The US National Hurricane Center said a "dangerous storm surge" was occurring along the northern Gulf Coast.

Shortly before the category one Isaac made landfall, it said storm surges of up to eight feet had already been reported in Louisiana, Mississippi and Florida.

The Federal Emergency Management Agency is in charge of recovery operations, and more than 4,100 National Guard troops have been activated. The Louisiana National Guard has deployed 48 boat teams and 13 communications teams.

The Coast Guard has closed the Mississippi River from Baton Rouge to the Gulf of Mexico.Cargo terminals within the Port of New Orleans have ceased operations. Entergy officials said they are taking one of their nuclear power plants west of New Orleans offline.

States of emergency was declared in Louisiana and Mississippi, allowing authorities to coordinate disaster relief and seek emergency federal funds.

Jindal issued a series of executive order, including outlining the use of state vehicles to transport non-state employees during an emergency.

The Indian American leader said that the State is now better prepared than was during the disastrous hurricane Katrina in 2005.

"We have learned from past experiences that you cannot wait and you have to push the federal bureaucracy. We think it’s important to be aggressive and do everything we can to protect our people and our property," he said. 

A day earlier he had written a letter to US President Barck Obama in this regard.

In a conference call shortly after the system was upgraded to hurricane status, federal officials warned again and again that the storm, which killed 29 people in Haiti and the Dominican Republic, would generate high seas, intense rain and serious flooding in coastal and inland areas for days.
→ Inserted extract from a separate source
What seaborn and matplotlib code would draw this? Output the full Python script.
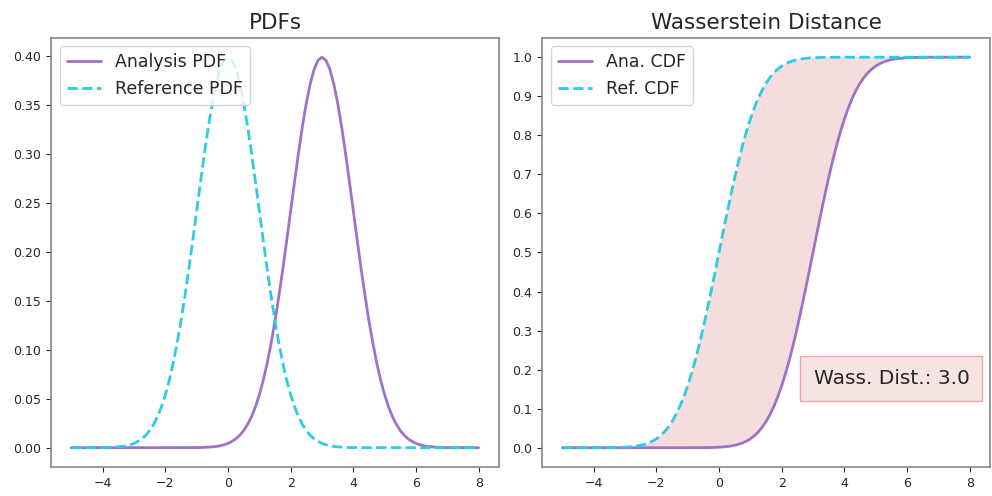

The hurricane will be the first test of the $14.5 billion, 133-mile ring of levees, flood walls, gates and pumps put in place after Hurricane Katrina by the Army Corps of Engineers, the agency that built the defenses that failed this city catastrophically in 2005.

Forty-one parishes have issued emergency declarations. Seven parishes have announced mandatory  evacuations in their jurisdictions. The Department of Corrections has moved prisoners from coastal parishes to state prison facilities.